The critic of Apelles knew who Apelles was before his own critique was given.
Yet some one of the Italians extorted the true name of Apelles from Velser before he wrote his own critique of his table. The reason for which he did this will shine forth in the first book. The invention pleased him, indeed, but the revealed author did not. If he had remained unknown to the Critic, Apelles would have hidden behind his table, safe. The revealed low condition (as it perhaps seemed to him) of the Writer made the Critic too bold—one whom Christian patience would teach to tolerate inflicted accusations, and Religious Obedience would forbid from repelling them. I indeed endured for many years, and wisely bore the indignities committed against the table of Apelles. Meanwhile, however, I procured through myself and my own—whether disciples or friends—many, indeed continuous and almost daily, observations of solar spots at home and abroad, to be defended in their own time for the sake of truth and my infested innocence. So that these might serve for investigating motion, I entrusted the practice of introducing a perpendicular, as a secret matter not to be communicated to others without my consent, to several, most especially to P. Io.
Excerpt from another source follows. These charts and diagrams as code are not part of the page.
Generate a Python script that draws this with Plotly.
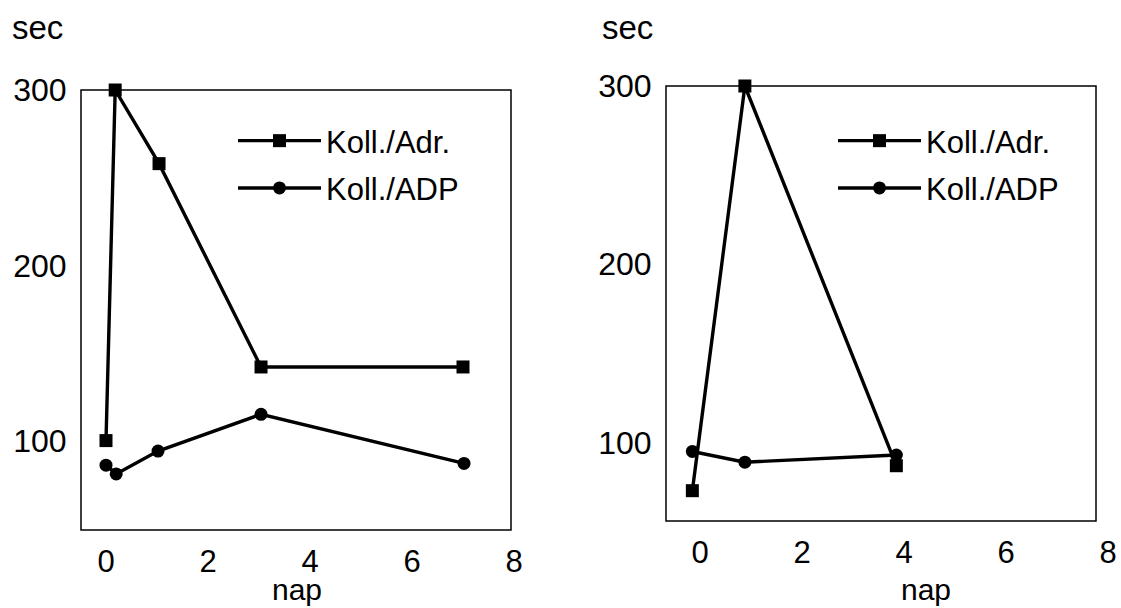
import plotly.graph_objects as go

# Left panel data
left_adr_x = [0, 0.18, 1.04, 3.04, 7.0]
left_adr_y = [100, 300, 258, 142, 142]
left_adp_x = [0, 0.2, 1.02, 3.04, 7.02]
left_adp_y = [86, 81, 94, 115, 87]

# Right panel data
right_adr_x = [-0.15, 0.88, 3.85]
right_adr_y = [73, 300, 87]
right_adp_x = [-0.15, 0.88, 3.85]
right_adp_y = [95, 89, 93]

x_ticks = [0, 2, 4, 6, 8]
y_ticks = [100, 200, 300]
series_names = ["Koll./Adr.", "Koll./ADP"]

FONT = "Liberation Sans, Arial, sans-serif"
LINE = dict(color="black", width=3.4)

fig = go.Figure()
fig.add_trace(go.Scatter(x=left_adr_x, y=left_adr_y, mode="lines+markers", name=series_names[0],
                         line=LINE, marker=dict(symbol="square", size=13, color="black"),
                         xaxis="x", yaxis="y", legend="legend", legendgroup="a", cliponaxis=False))
fig.add_trace(go.Scatter(x=left_adp_x, y=left_adp_y, mode="lines+markers", name=series_names[1],
                         line=LINE, marker=dict(symbol="circle", size=13, color="black"),
                         xaxis="x", yaxis="y", legend="legend", legendgroup="b", cliponaxis=False))
fig.add_trace(go.Scatter(x=right_adr_x, y=right_adr_y, mode="lines+markers", name=series_names[0],
                         line=LINE, marker=dict(symbol="square", size=13, color="black"),
                         xaxis="x2", yaxis="y2", legend="legend2", legendgroup="c", cliponaxis=False))
fig.add_trace(go.Scatter(x=right_adp_x, y=right_adp_y, mode="lines+markers", name=series_names[1],
                         line=LINE, marker=dict(symbol="circle", size=13, color="black"),
                         xaxis="x2", yaxis="y2", legend="legend2", legendgroup="d", cliponaxis=False))

W, H = 1121, 608

# plot frames (pixel positions of the boxes)
L_LEFT, L_RIGHT, L_TOP, L_BOT = 81, 511, 90, 530
R_LEFT, R_RIGHT, R_TOP, R_BOT = 666, 1096, 86, 521

# x scales: left 0 -> 106px, 8 -> 514px ; right 0 -> 700px, 8 -> 1108px
L_PX_PER = (514 - 106) / 8
R_PX_PER = (1108 - 700) / 8
L_XEND = 530
R_XEND = 1118
l_range = [(L_LEFT - 106) / L_PX_PER, (L_XEND - 106) / L_PX_PER]
r_range = [(R_LEFT - 700) / R_PX_PER, (R_XEND - 700) / R_PX_PER]

axis_font = dict(family=FONT, size=32, color="black")
x_common = dict(showgrid=False, zeroline=False, showline=False, ticks="outside",
                tickcolor="rgba(0,0,0,0)", ticklen=4, tickfont=dict(family=FONT, size=31, color="black"),
                automargin=False, tickvals=x_ticks)
y_common = dict(showgrid=False, zeroline=False, showline=False, ticks="outside",
                tickcolor="rgba(0,0,0,0)", ticklen=7, tickfont=axis_font, automargin=False,
                tickvals=y_ticks)

frame = dict(type="rect", xref="paper", yref="paper", line=dict(color="black", width=1.5),
             fillcolor="rgba(0,0,0,0)", layer="below")

legend_font = dict(family=FONT, size=31, color="black")

fig.update_layout(
    width=W, height=H,
    margin=dict(l=0, r=0, t=0, b=0),
    paper_bgcolor="white", plot_bgcolor="rgba(0,0,0,0)",
    font=dict(family=FONT, color="black"),
    xaxis=dict(domain=[L_LEFT / W, L_XEND / W], range=l_range, anchor="y", **x_common),
    yaxis=dict(domain=[1 - L_BOT / H, 1 - L_TOP / H], range=[49, 300], anchor="x", **y_common),
    xaxis2=dict(domain=[R_LEFT / W, R_XEND / W], range=r_range, anchor="y2", **x_common),
    yaxis2=dict(domain=[1 - R_BOT / H, 1 - R_TOP / H], range=[56, 300], anchor="x2", **y_common),
    legend=dict(x=233 / W, y=1 - 114 / H, xanchor="left", yanchor="top", bgcolor="rgba(0,0,0,0)",
                font=legend_font, tracegroupgap=4, traceorder="grouped", itemwidth=83),
    legend2=dict(x=833 / W, y=1 - 114 / H, xanchor="left", yanchor="top", bgcolor="rgba(0,0,0,0)",
                 font=legend_font, tracegroupgap=4, traceorder="grouped", itemwidth=83),
    shapes=[
        dict(frame, x0=L_LEFT / W, x1=L_RIGHT / W, y0=1 - L_BOT / H, y1=1 - L_TOP / H),
        dict(frame, x0=R_LEFT / W, x1=R_RIGHT / W, y0=1 - R_BOT / H, y1=1 - R_TOP / H),
    ],
    annotations=[
        dict(text="sec", x=10 / W, y=1 - 28 / H, xref="paper", yref="paper", xanchor="left",
             yanchor="middle", showarrow=False, font=dict(family=FONT, size=33, color="black")),
        dict(text="sec", x=600 / W, y=1 - 28 / H, xref="paper", yref="paper", xanchor="left",
             yanchor="middle", showarrow=False, font=dict(family=FONT, size=33, color="black")),
        dict(text="nap", x=297 / W, y=1 - 589 / H, xref="paper", yref="paper", xanchor="center",
             yanchor="middle", showarrow=False, font=dict(family=FONT, size=30, color="black")),
        dict(text="nap", x=926 / W, y=1 - 589 / H, xref="paper", yref="paper", xanchor="center",
             yanchor="middle", showarrow=False, font=dict(family=FONT, size=30, color="black")),
    ],
)

fig.write_html("out.html")
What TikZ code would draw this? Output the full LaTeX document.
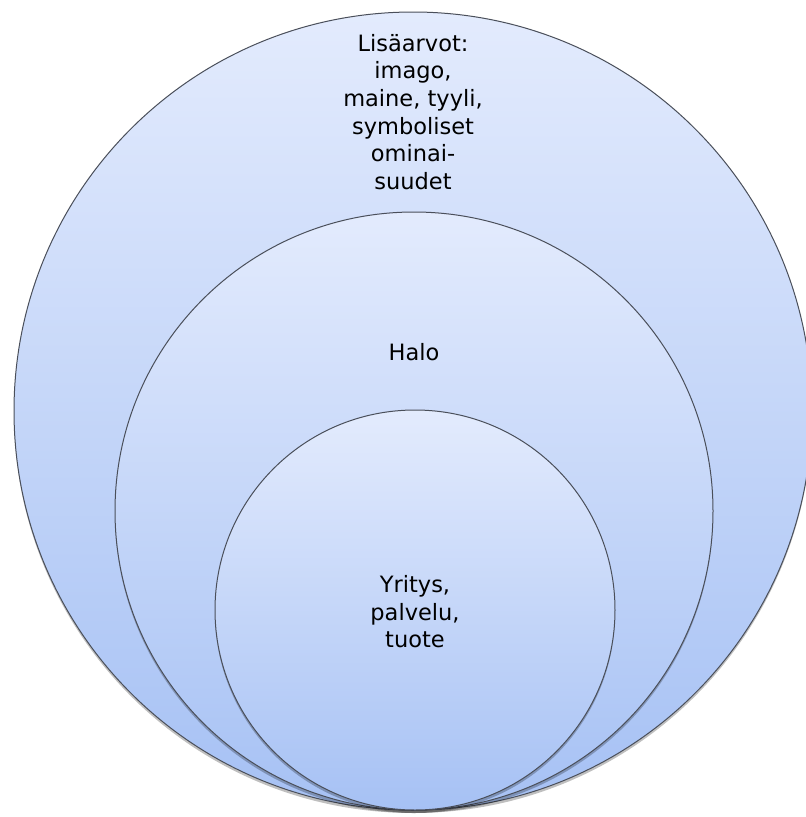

Baptista Cysatus, my successor at Ingolstadt; P. Chrysostomus Gall, a Mathematician later in Lisbon; P. Georgius Schoenberger, who succeeded me at the University of Freiburg in the Brisgau; P. Iosephus Blancanus, a Mathematician of Parma; P. Casparus Ruess, who was sent to the West Indies; P. Gulielmus Vveli, and others. But primarily to P. Carolus Malapertius, who, moved by the novelty of the solar phenomenon, stopped at Ingolstadt to visit me while on his way to Poland in 1612, so that he might see the spots he had never seen before and learn the method of observing. This, along with the art of recording the perpendicular, or the introduction of the vertical section, I willingly shared with him under the common law of secrecy observed by others, so that he would keep it to himself and not publish this phenomenon without consulting Apelles, because Apelles himself was at times thinking of putting the final hand to his table, intending to publish his own observations and those of his friends together with worthy accolades—which have always been accepted by well-meaning souls and favorable ears by all. Having returned from Poland, the same P. Carolus came to Ingolstadt again, and, in my absence, received from P. Cysatus the method of inscribing the Ecliptic under the same conditions.
The method of introducing a perpendicular entrusted to many.